With all pictures omitted, return verbatim the lines from the beginning of the records below through the line containing "420, 390, 380, 410]".
>> begin
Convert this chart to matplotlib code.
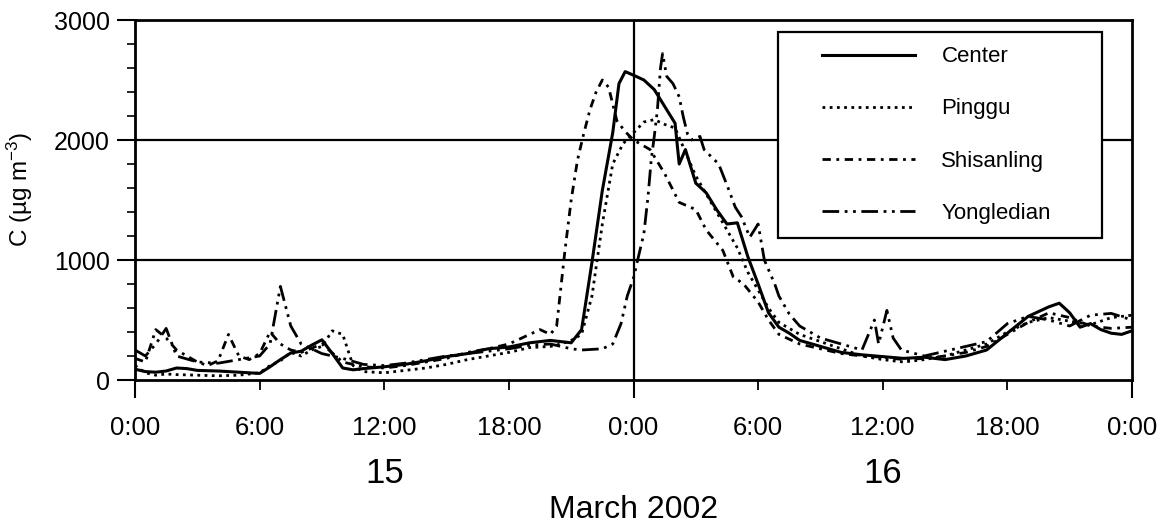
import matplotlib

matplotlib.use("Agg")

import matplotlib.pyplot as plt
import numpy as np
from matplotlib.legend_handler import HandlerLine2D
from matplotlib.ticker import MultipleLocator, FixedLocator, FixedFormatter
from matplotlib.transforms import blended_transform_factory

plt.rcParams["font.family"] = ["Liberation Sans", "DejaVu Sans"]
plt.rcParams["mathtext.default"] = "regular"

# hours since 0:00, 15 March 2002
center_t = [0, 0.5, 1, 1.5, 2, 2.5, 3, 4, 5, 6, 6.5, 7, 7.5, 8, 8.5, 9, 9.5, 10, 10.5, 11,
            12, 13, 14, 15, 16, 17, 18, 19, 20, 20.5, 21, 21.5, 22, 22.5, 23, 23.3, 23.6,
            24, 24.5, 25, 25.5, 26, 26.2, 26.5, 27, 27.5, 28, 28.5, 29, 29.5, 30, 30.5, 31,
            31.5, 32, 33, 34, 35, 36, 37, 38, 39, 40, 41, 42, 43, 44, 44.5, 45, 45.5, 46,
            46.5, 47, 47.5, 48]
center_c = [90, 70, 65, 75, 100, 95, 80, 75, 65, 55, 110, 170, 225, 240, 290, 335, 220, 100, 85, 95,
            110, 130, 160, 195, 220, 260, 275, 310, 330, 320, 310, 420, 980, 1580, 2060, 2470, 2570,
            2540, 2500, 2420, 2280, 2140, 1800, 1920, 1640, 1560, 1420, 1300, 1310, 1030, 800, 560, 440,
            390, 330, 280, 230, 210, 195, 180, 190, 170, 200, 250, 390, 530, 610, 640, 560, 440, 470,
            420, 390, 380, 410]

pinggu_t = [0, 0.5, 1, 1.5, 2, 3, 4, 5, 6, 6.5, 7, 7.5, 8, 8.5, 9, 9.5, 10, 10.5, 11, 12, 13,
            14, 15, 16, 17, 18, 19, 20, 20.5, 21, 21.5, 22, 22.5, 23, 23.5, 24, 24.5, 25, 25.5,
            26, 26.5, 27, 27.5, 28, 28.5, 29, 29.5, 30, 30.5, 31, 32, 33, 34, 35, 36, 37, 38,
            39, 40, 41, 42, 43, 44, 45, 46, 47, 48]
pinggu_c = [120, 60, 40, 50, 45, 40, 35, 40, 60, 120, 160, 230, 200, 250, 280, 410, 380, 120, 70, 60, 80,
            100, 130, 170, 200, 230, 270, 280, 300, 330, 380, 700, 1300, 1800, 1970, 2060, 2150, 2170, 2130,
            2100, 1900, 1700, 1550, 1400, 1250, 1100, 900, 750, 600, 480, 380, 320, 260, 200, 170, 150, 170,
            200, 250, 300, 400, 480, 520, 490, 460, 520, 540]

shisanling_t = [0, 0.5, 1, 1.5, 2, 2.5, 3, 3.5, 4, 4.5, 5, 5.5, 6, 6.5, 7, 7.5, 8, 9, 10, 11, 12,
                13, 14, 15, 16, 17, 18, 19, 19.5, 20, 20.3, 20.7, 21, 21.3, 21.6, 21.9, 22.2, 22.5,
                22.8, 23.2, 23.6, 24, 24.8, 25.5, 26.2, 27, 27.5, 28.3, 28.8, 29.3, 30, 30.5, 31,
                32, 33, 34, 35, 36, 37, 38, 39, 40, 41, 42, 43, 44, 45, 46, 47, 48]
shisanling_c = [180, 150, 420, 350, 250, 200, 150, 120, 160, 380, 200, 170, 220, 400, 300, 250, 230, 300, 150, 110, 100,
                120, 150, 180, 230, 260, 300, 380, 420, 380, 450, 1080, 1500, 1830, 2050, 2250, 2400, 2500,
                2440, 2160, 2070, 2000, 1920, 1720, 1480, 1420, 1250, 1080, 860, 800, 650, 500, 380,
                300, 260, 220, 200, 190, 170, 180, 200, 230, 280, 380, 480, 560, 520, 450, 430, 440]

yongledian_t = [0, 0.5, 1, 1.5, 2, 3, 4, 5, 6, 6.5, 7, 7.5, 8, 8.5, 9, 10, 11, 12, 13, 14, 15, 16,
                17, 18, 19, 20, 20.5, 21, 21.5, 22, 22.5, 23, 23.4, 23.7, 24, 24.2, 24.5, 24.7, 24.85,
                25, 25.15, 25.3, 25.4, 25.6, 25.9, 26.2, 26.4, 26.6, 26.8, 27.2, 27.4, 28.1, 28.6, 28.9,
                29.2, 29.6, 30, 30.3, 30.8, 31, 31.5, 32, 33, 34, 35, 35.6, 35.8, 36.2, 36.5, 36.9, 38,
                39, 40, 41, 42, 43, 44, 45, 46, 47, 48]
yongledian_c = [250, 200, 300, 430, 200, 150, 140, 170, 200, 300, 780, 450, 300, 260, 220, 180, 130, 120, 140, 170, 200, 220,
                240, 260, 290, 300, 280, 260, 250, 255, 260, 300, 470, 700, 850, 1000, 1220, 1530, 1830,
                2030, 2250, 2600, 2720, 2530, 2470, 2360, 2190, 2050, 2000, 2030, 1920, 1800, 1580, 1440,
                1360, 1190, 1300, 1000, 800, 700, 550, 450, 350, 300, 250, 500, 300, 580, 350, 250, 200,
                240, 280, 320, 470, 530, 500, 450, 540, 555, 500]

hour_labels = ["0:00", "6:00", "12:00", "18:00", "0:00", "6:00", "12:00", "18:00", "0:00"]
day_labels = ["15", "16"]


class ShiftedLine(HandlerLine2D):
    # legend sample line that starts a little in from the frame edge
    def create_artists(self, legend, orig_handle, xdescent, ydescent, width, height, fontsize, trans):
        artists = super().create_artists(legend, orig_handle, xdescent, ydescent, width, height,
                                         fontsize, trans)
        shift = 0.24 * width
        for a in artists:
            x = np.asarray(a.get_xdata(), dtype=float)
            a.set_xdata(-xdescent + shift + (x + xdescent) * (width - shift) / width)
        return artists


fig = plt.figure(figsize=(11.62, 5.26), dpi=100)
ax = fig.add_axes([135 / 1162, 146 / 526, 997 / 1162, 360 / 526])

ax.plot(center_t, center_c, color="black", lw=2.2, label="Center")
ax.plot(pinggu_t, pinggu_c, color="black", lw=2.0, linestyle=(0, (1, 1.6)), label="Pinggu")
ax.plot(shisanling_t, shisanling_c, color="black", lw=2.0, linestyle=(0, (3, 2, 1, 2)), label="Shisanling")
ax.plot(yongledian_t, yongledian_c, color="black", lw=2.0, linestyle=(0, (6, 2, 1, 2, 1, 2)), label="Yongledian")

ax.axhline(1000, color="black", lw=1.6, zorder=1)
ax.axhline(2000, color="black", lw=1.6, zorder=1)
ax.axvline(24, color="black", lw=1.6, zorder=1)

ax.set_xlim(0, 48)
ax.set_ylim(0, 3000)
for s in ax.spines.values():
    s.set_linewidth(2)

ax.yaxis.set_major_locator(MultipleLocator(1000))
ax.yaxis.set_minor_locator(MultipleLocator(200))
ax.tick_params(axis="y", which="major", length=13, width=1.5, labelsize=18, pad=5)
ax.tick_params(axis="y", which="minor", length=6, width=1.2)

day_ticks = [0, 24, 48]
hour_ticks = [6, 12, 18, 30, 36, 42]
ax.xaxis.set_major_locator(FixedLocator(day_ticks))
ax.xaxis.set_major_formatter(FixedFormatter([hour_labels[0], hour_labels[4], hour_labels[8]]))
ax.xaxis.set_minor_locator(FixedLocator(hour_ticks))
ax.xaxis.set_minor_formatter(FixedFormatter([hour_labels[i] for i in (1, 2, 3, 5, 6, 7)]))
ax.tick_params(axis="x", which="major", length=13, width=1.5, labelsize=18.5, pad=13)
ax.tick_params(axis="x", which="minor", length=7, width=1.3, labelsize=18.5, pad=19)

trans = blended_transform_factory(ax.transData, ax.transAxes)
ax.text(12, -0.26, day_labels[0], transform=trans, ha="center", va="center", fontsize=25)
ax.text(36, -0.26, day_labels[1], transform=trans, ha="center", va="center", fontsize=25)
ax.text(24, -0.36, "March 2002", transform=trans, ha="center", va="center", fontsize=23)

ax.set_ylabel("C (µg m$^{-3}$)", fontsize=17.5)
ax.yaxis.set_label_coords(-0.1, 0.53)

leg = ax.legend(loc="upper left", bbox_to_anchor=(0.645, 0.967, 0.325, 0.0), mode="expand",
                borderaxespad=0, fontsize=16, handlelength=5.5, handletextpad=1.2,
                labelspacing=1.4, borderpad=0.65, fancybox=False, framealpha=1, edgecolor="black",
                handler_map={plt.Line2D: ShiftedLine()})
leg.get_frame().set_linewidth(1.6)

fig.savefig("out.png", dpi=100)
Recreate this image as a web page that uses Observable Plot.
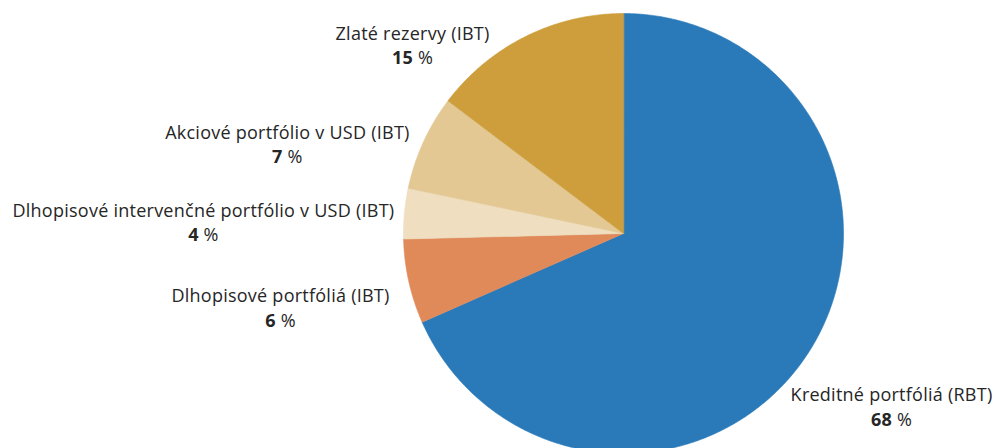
>> end
Task response:
Convert this chart to matplotlib code.
import matplotlib

matplotlib.use("Agg")

import matplotlib.pyplot as plt
import numpy as np
from matplotlib.legend_handler import HandlerLine2D
from matplotlib.ticker import MultipleLocator, FixedLocator, FixedFormatter
from matplotlib.transforms import blended_transform_factory

plt.rcParams["font.family"] = ["Liberation Sans", "DejaVu Sans"]
plt.rcParams["mathtext.default"] = "regular"

# hours since 0:00, 15 March 2002
center_t = [0, 0.5, 1, 1.5, 2, 2.5, 3, 4, 5, 6, 6.5, 7, 7.5, 8, 8.5, 9, 9.5, 10, 10.5, 11,
            12, 13, 14, 15, 16, 17, 18, 19, 20, 20.5, 21, 21.5, 22, 22.5, 23, 23.3, 23.6,
            24, 24.5, 25, 25.5, 26, 26.2, 26.5, 27, 27.5, 28, 28.5, 29, 29.5, 30, 30.5, 31,
            31.5, 32, 33, 34, 35, 36, 37, 38, 39, 40, 41, 42, 43, 44, 44.5, 45, 45.5, 46,
            46.5, 47, 47.5, 48]
center_c = [90, 70, 65, 75, 100, 95, 80, 75, 65, 55, 110, 170, 225, 240, 290, 335, 220, 100, 85, 95,
            110, 130, 160, 195, 220, 260, 275, 310, 330, 320, 310, 420, 980, 1580, 2060, 2470, 2570,
            2540, 2500, 2420, 2280, 2140, 1800, 1920, 1640, 1560, 1420, 1300, 1310, 1030, 800, 560, 440,
            390, 330, 280, 230, 210, 195, 180, 190, 170, 200, 250, 390, 530, 610, 640, 560, 440, 470,
            420, 390, 380, 410]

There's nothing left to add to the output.